When Jeremy at Generation X Finance wrote The 401k Debit Card: Probably One of the Worst Ideas Ever, I couldn’t have agreed with him more.
What is the 401k Debit Card?
Obtaining a loan against your 401k is nothing new, but in the past it was a bit more difficult and the repayment terms were stricter. Now with the 401k debit card you have a dangerously easy to use program that makes damaging your retirement savings a cinch.
The 401k debit card works just like a bank check card, and allows you to withdraw cash from an ATM or make impulsive buys anywhere that accepts major credit cards.
How Does the 401k Debit Card Work?
If your employer offers a 401k debit card, you simply apply for a loan against your 401k, and deposit the funds into a ReservePlus account. You then receive a debit card which can be used freely.
Rather than having money automatically deducted from your paycheck to repay the loan, which are the terms with a traditional 401k loan, you are sent a bill in the mail and are responsible for paying back the loan. This, of course, raises the risk of not making payments on time. The consequences of defaulting on your loan: heavy tax and early withdrawal penalties for cashing out your 401k.

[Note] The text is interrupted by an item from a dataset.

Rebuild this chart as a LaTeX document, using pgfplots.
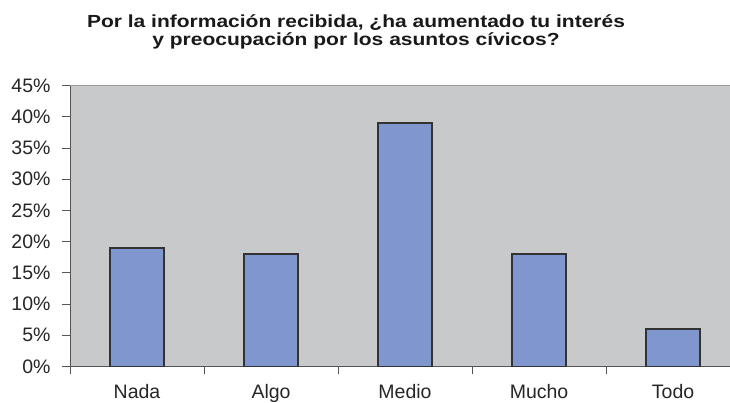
\documentclass[border=0pt]{standalone}
\usepackage{pgfplots}
\pgfplotsset{compat=1.18}
\usepackage{fontspec}
\setmainfont{Liberation Sans}
\newfontfamily\titlefont[FakeStretch=1.2]{Liberation Sans}
\definecolor{bgc}{RGB}{200,201,203}
\definecolor{barc}{RGB}{128,150,206}
\definecolor{axc}{RGB}{85,85,85}
\begin{document}
\begin{tikzpicture}
\begin{axis}[
  at={(70pt,36.5pt)}, anchor=south west,
  scale only axis,
  width=660pt, height=281pt,
  xmin=-0.5, xmax=4.425,
  ymin=0, ymax=45,
  axis lines*=left,
  axis background/.style={fill=bgc},
  x axis line style={draw=axc, line width=1.2pt, -},
  y axis line style={draw=axc, line width=1pt, -},
  xtick={0,1,2,3,4},
  xticklabels={Nada,Algo,Medio,Mucho,Todo},
  minor xtick={-0.5,0.5,1.5,2.5,3.5},
  major x tick style={draw=none},
  minor x tick style={draw=axc, line width=0.8pt},
  minor tick length=8pt,
  major tick length=8pt,
  tick align=outside,
  ytick={0,5,...,45},
  yticklabel={\pgfmathprintnumber{\tick}\%},
  ytick style={draw=axc, line width=0.8pt},
  /pgf/number format/assume math mode=true,
  ticklabel style={font=\fontsize{19.5}{22}\selectfont, text=black!85},
  xticklabel style={yshift=-6.5pt},
  yticklabel style={xshift=-8pt},
  ybar, bar width=54pt,
  clip=false,
]
\addplot[fill=barc, draw=black!80, line width=1.5pt] coordinates {(0,19) (1,18) (2,39) (3,18) (4,6)};
\draw[draw=black!40, line width=1.2pt] (rel axis cs:0,1) -- (rel axis cs:1,1);
\end{axis}
\node[align=center, font=\fontsize{17.5}{18.5}\titlefont\bfseries, text=black!90, anchor=north] at (356pt,392pt) {Por la información recibida, ¿ha aumentado tu interés\\y preocupación por los asuntos cívicos?};
\pgfresetboundingbox
\useasboundingbox (0pt,0pt) rectangle (730pt,403pt);
\end{tikzpicture}
\end{document}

Why is the 401k Debit Card a Bad Idea?
Particularly during tough economic times like we are now experiencing, and the gloomy outlook of future Social Security payments, under funding retirement planning is a national crisis. The 401k debit card encourages unnecessary borrowing of money that should not be touched until retirement and creates more risk of having to pay hefty fees.
By using retirement money for everyday purchases, or anything other than investing, you are reducing the amount of money and the lifestyle you could enjoy during retirement. This could mean having to work longer and not being able to retire when you plan to, or having to scale back in order to live within your means.

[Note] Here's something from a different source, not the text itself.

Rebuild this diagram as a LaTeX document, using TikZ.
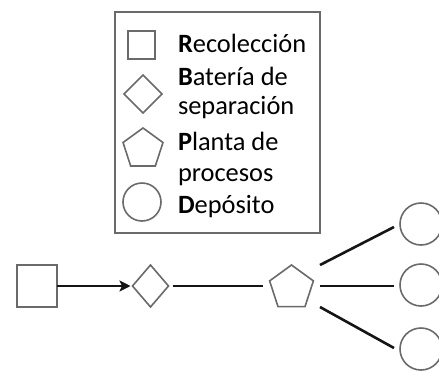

When is the 401k Debit Card a Good Idea?
It is unlikely that the average person would ever have a situation where they would be advised to use a 401k debit card. The only time it would ever make sense to even consider is as a last case scenario for repaying a debt that would otherwise require you to file bankruptcy.
Millionaire Money Habit: Your retirement contributions should not be toyed with. The only changes that should be considered to your 401k funds before retirement is the addition of more money, not taking money out. -RT



4:17 pm on April 9th, 2008 1
What doesn’t make sense to me is that a) This isn’t money you can just access…you have to pay it back and it’s more awkward than credit (unlike a Roth IRA debit card which would allow you to withdraw your contributions but not interest) and b) if you really need to draw on your 401(k), it should probably be in the form of a formal loan.

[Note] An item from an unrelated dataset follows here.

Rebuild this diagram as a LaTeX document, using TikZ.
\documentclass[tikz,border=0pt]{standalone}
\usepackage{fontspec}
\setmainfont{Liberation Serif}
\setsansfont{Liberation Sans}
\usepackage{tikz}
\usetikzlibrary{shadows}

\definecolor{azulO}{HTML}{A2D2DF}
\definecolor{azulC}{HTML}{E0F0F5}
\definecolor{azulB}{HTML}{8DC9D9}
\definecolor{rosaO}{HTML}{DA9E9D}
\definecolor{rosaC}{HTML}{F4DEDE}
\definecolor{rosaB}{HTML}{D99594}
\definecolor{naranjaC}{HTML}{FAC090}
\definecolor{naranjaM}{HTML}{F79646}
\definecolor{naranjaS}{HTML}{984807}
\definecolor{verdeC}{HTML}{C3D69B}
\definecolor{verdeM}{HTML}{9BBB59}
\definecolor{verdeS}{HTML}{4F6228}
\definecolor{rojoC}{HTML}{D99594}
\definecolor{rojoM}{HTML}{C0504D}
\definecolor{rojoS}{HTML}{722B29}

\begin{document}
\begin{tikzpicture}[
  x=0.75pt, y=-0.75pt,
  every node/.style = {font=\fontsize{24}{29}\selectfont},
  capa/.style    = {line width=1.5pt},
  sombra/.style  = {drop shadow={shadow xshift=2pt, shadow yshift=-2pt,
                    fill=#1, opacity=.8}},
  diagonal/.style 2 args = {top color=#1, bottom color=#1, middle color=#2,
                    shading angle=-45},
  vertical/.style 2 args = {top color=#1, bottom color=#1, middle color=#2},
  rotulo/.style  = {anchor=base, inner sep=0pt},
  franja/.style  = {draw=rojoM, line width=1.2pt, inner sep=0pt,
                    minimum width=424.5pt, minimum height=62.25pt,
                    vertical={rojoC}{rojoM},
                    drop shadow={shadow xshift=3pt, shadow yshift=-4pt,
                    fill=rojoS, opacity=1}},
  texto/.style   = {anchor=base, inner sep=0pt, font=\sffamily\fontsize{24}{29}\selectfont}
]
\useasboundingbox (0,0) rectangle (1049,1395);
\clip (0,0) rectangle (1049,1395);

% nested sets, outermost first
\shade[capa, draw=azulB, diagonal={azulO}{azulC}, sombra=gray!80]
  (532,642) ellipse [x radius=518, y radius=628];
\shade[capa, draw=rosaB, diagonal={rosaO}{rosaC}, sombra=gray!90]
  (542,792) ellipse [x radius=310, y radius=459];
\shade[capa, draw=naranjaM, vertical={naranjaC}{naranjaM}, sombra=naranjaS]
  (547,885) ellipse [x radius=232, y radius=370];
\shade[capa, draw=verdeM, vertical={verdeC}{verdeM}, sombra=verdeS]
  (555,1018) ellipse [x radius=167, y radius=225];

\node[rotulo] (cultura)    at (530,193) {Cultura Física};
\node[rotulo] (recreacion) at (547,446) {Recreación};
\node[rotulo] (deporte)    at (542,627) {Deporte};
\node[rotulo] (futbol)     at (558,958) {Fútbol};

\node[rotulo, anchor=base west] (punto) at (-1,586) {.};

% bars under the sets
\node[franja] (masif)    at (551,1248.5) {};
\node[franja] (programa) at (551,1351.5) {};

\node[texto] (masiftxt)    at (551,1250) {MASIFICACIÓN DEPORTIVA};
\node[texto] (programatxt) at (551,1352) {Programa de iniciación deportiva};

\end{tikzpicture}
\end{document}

Debit cards are for paying for things like groceries, Starbucks, and books on Amazon. 401(k) loans (which is what these are of course) are for emergency expenses or one purpose…not frittering.
4:36 pm on April 10th, 2008 2
I agree, Debit is for money you have. Just the very name makes it sound like it’s not a "real" credit card. I hope enough negative publicity gets generated about this to really turn potential users off from it.